Not surprisingly, most websites share a lot of the same problems. A couple of corrections and you may be well on your way to higher rankings.

1. Use Keywords! Really!

The biggest missed opportunity is when websites don’t actually use the words that the business owner wants to show up for.

You can do keyword research using Google’s Keyword Tool (try to narrow in on terms that are very relevant to your business). This means that if you only sell running shoes, the term “shoes” by itself isn’t actually that relevant because many of those searching for “shoes” are thinking of something other than running shoes. So don’t get distracted by high search volumes you see.

You have multiple places to naturally incorporate keywords you want to show up for on your page, as shown below. (Notice I said naturally. Keyword stuffing is frowned upon.)

On page elements of SEO screenshot with arrows pointing to the page title, h1 tag, URL, image alt tag, content and internal linking

In order of importance:

  • Page title (~67 character limit)
  • Page content (At least 100 words of text)
  • Page URL (Include keywords if possible)
  • Images (You can optimise both the ALT tag and the actual file name)
  • H1 Tag (Keep it short, but descriptive)

In order to be fully optimised, you should try to incorporate your main keyword phrase into each of the on-page components, once each in its exact word order (and in the body content, about once per 100 words). I’m always amazed at how infrequently websites do this.

Don’t forget: if you only sell local, include city or region keywords on your pages.

2. Keep Your Content Unique

The easy way to cancel out all of your hard on-page optimisation work in step 1 is if you borrow paragraphs or even sentences that are already on other websites. Duplicate content is an SEO killer, but many websites have this problem, often in the following cases:

  • An ecommerce website just copies and pastes the manufacturer’s product descriptions
  • A business website is templatised along with many others, all with the same content (I’ve seen this with florists, car repair websites, etc.).
  • A website uses a lot of the same standard text on many of its pages (with only a few lines of unique content to distinguish them).

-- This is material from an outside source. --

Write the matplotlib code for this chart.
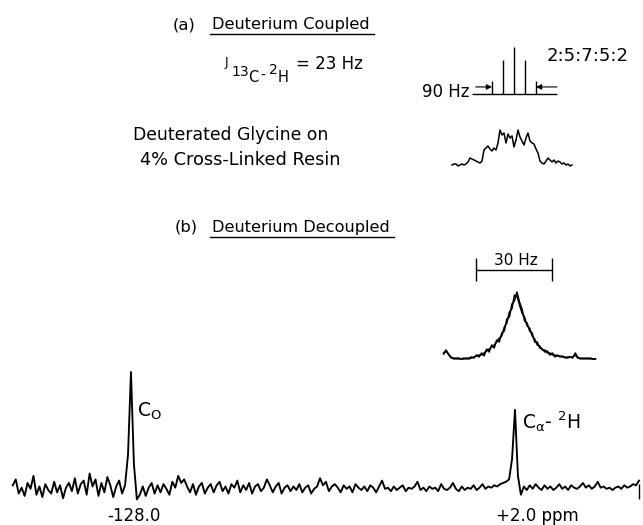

An easy way to tell whether you have a duplicate content problem is to take a line of text on a page you suspect and search for it in Google with quotes (“”) around it. If multiple sites show up and yours isn’t the first, you have a problem. Your page will never be able to rank those above it without rewriting the content to be unique.

3. Keep Your Pages Close to Home

This is secondary to the content issues above, but making your pages accessible and within a couple clicks of the home page via navigation or internal links is a good signal to Google that those pages are important enough to crawl and rank.

4. Claim and Optimise your Google Plus Local Page

This only applies to local businesses. You know you’re a “local” business in Google’s eyes if a search for your main keywords returns a map and “local listings” like those below.

Google search result screenshot for the query restaurants. This is intended to show local business results.

The algorithm that determines the order of these local results is actually different from Google’s main algorithm. The easiest way to optimise for it is to do the following:

1. Search for your business on Google Maps

2. Click on your business name and click “more info”

Local map search result in more detail

3. Scroll down on your Google Plus Local page and click “Manage this page” on the right side.

Google Plus screenshot for local listing

4. Complete everything you can about your business. This includes as many business categories as you qualify for, business hours, photos, a description of the business, website address etc.

5. Make sure the name, address, and phone number on your local page match your website.

That’s it.

These 4 tactics result in most of the gains in SEO. It sounds downright easy when you look at it, doesn’t it? The 80/20 Rule is alive and well in SEO. Granted there are many other elements that come into play in more competitive industries, but when none of your competitors are thinking about their web presence, these may be all you need!